The research was led together by Professor Wang Zuankai from CityU's Department of Mechanical Engineering, Professor Zeng Xiao Cheng from University of Nebraska-Lincoln, and Professor Wang Zhong Lin, Founding Director and Chief Scientist from Beijing Institute of Nanoenergy and Nanosystems of Chinese Academy of Sciences. Their findings were published in the latest issue of journal Nature.

Efficiency of electrical energy conversion greatly improved

Hydropower is nothing new. About 70% of the earth's surface is covered by water. Yet low-frequency kinetic energy contained in waves, tides, and even raindrops are not efficiently converted into electrical energy due to limitations in current technology. For example, a conventional droplet energy generator based on the triboelectric effect can generate electricity induced by contact electrification and electrostatic induction when a droplet hits a surface. However, the amount of charges generated on the surface is limited by the interfacial effect, and as a result, the energy conversion efficiency is quite low.

In order to improve the conversion efficiency, the research team has spent two years developing the DEG. Its instantaneous power density can reach up to 50.1 W/m2, thousands times higher than other similar devices without the use of FET-like design. And the energy conversion efficiency is markedly higher.
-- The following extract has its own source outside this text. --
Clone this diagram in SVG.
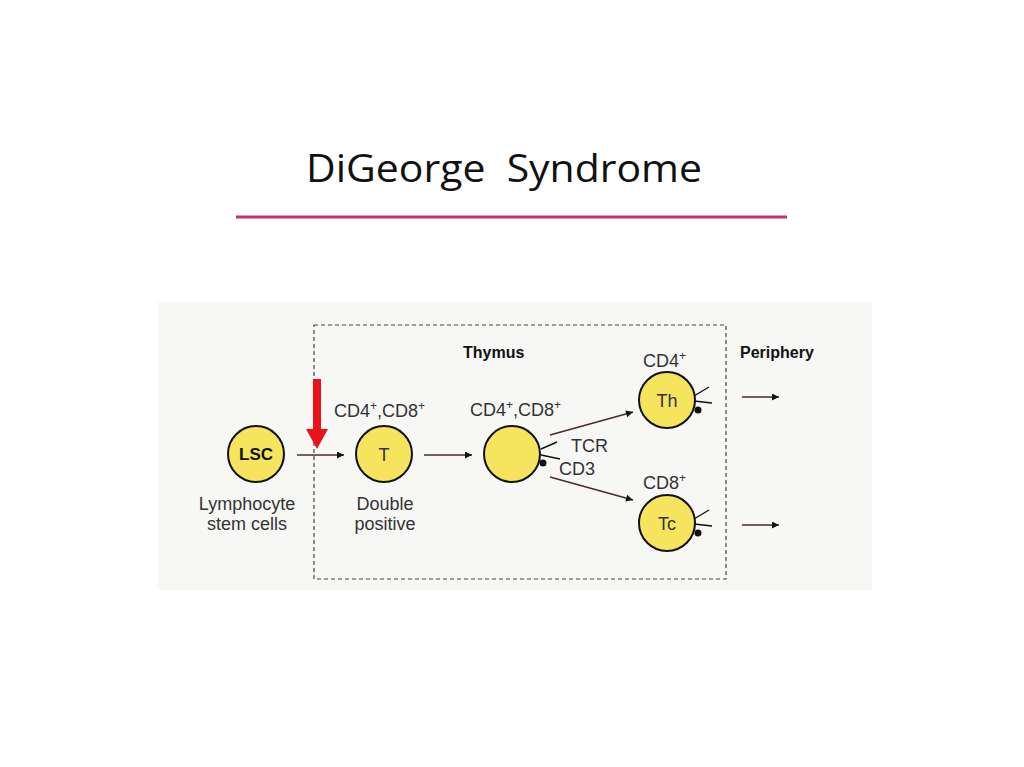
<svg xmlns="http://www.w3.org/2000/svg" width="1024" height="767" viewBox="0 0 1024 767">
<defs>
<marker id="ah" viewBox="0 0 10 10" refX="10" refY="5" markerWidth="11" markerHeight="7" markerUnits="userSpaceOnUse" orient="auto">
<path d="M0,0 L10,5 L0,10 z" fill="#111"/>
</marker>
<style>
.cell{fill:#f7e45e;stroke:#111;stroke-width:2}
.lbl{font-family:"Liberation Sans",Arial,sans-serif;font-size:18px;fill:#333}
.bold{font-family:"Liberation Sans",Arial,sans-serif;font-size:16px;font-weight:bold;fill:#111}
.con{stroke:#4a2a2e;stroke-width:1.6;fill:none;marker-end:url(#ah)}
.spike{stroke:#111;stroke-width:1.4;fill:none}
</style>
</defs>
<rect width="1024" height="767" fill="#ffffff"/>
<text x="504" y="182" text-anchor="middle" font-family="Open Sans, Liberation Sans, sans-serif" font-size="38" fill="#111" textLength="396" lengthAdjust="spacingAndGlyphs" xml:space="preserve">DiGeorge  Syndrome</text>
<line x1="236" y1="217" x2="787" y2="217" stroke="#c2336f" stroke-width="3"/>
<rect x="158" y="302" width="714" height="288" fill="#f7f7f5"/>
<rect id="thymus-box" x="314" y="325" width="412" height="254" fill="none" stroke="#444" stroke-width="1.2" stroke-dasharray="4,3"/>
<text class="bold" x="463" y="358">Thymus</text>
<text class="bold" x="740" y="358">Periphery</text>
<g id="connectors">
<line class="con" x1="297" y1="455" x2="344" y2="455"/>
<line class="con" x1="424" y1="455" x2="472" y2="455"/>
<line class="con" x1="550" y1="435" x2="633" y2="412"/>
<line class="con" x1="550" y1="477" x2="633" y2="500"/>
<line class="con" x1="742" y1="397" x2="779" y2="397"/>
<line class="con" x1="742" y1="525" x2="779" y2="525"/>
</g>
<g id="red-arrow">
<rect x="313" y="379" width="8" height="52" fill="#e8141a"/>
<path d="M306,429 L328,429 L317,449 z" fill="#e8141a"/>
</g>
<g id="lsc">
<circle class="cell" cx="256" cy="454" r="28"/>
<text x="256" y="460" text-anchor="middle" font-family="Liberation Sans, Arial, sans-serif" font-size="17" font-weight="bold" fill="#111">LSC</text>
<text class="lbl" x="247" y="510" text-anchor="middle">Lymphocyte</text>
<text class="lbl" x="247" y="530" text-anchor="middle">stem cells</text>
</g>
<g id="t-cell">
<circle class="cell" cx="384" cy="454" r="28"/>
<text class="lbl" x="384" y="461" text-anchor="middle">T</text>
<text class="lbl" x="334" y="417">CD4<tspan dy="-7" font-size="12">+</tspan><tspan dy="7">,CD8</tspan><tspan dy="-7" font-size="12">+</tspan></text>
<text class="lbl" x="385" y="510" text-anchor="middle">Double</text>
<text class="lbl" x="385" y="530" text-anchor="middle">positive</text>
</g>
<g id="dp-cell">
<circle class="cell" cx="512" cy="454" r="28"/>
<text class="lbl" x="470" y="416">CD4<tspan dy="-7" font-size="12">+</tspan><tspan dy="7">,CD8</tspan><tspan dy="-7" font-size="12">+</tspan></text>
<path class="spike" d="M541,449 L557,442 M541,455 L560,459"/>
<circle cx="543" cy="463" r="3.5" fill="#111"/>
<text class="lbl" x="571" y="452">TCR</text>
<text class="lbl" x="559" y="475">CD3</text>
</g>
<g id="th-cell">
<circle class="cell" cx="667" cy="400" r="28"/>
<text class="lbl" x="667" y="407" text-anchor="middle">Th</text>
<text class="lbl" x="643" y="367">CD4<tspan dy="-7" font-size="12">+</tspan></text>
<path class="spike" d="M694,396 L709,387 M694,401 L712,403"/>
<circle cx="698" cy="410" r="3.5" fill="#111"/>
</g>
<g id="tc-cell">
<circle class="cell" cx="667" cy="523" r="28"/>
<text class="lbl" x="667" y="530" text-anchor="middle">Tc</text>
<text class="lbl" x="643" y="489">CD8<tspan dy="-7" font-size="12">+</tspan></text>
<path class="spike" d="M694,519 L709,510 M694,524 L712,526"/>
<circle cx="698" cy="533" r="3.5" fill="#111"/>
</g>
</svg>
Professor Wang from CityU pointed out that there are two crucial factors for the invention. First, the team found that the continuous droplets impinging on PTFE, an electret material with a quasi-permanent electric charge, provides a new route for the accumulation and storage of high-density surface charges. They found that when water droplets continuously hit the surface of PTFE, the surface charges generated will accumulate and gradually reach a saturation. This new discovery helped to overcome the bottleneck of low charge density encountered in previous work.

Unique field-effect transistor-like structure

Another key feature of their design is a unique set of structures similar to a FET, which is a Nobel Prize in Physics winning innovation in 1956 and has become the basic building block of modern electronic devices nowadays. The device consists of an aluminium electrode, and an indium tin oxide (ITO) electrode with a film of PTFE deposited on it. The PTFE/ITO electrode is responsible for the charge generation, storage, and induction. When a falling water droplet hits and spreads on the PTFE/ITO surface, it naturally "bridges" the aluminium electrode and the PTFE/ITO electrode, translating the original system into a closed-loop electric circuit.
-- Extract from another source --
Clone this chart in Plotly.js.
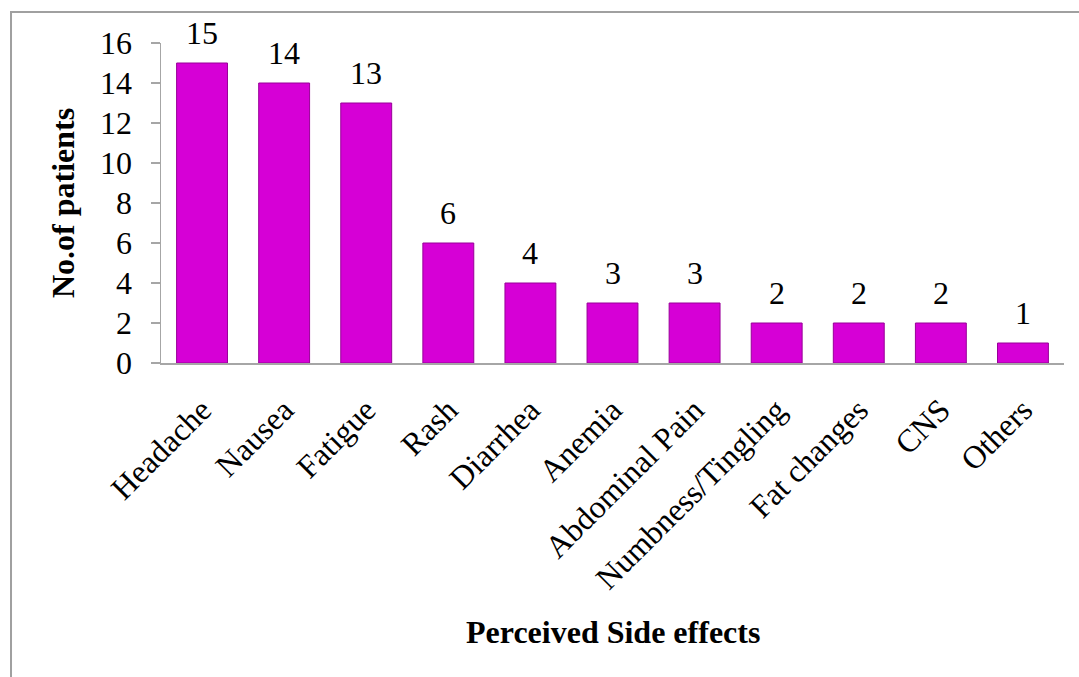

With this special design, a high density of surface charges can be accumulated on the PTFE through continuous droplet impinging. Meanwhile, when the spreading water connects the two electrodes, all the stored charges on the PTFE can be fully released for the generation of electric current. As a result, both the instantaneous power density and energy conversion efficiency are much higher.

"Our research shows that a drop of 100 microlitres (1 microlitre = one-millionth litre) of water released from a height of 15 cm can generate a voltage of over 140V. And the power generated can light up 100 small LED light bulbs," said Professor Wang.

He added that the increase in instantaneous power density does not result from additional energy, but from the conversion of kinetic energy of water itself. "The kinetic energy entailed in falling water is due to gravity and can be regarded as free and renewable. It should be better utilized."

Their research also shows that the reduction in relative humidity does not affect the efficiency of power generation. Also, both rainwater and seawater can be used to generate electricity.

Facilitates the sustainability of the world

Professor Wang hoped that the outcome of this research would help to harvest water energy to respond to the global problem of renewable energy shortage. "Generating power from raindrops instead of oil and nuclear energy can facilitate the sustainable development of the world," he added.

He believed that in the long run, the new design could be applied and installed on different surfaces, where liquid in contact with solid, to fully utilize the low-frequency kinetic energy in water. This can range from the hull surface of ferry, coastline, to the surface of umbrellas or even inside water bottles.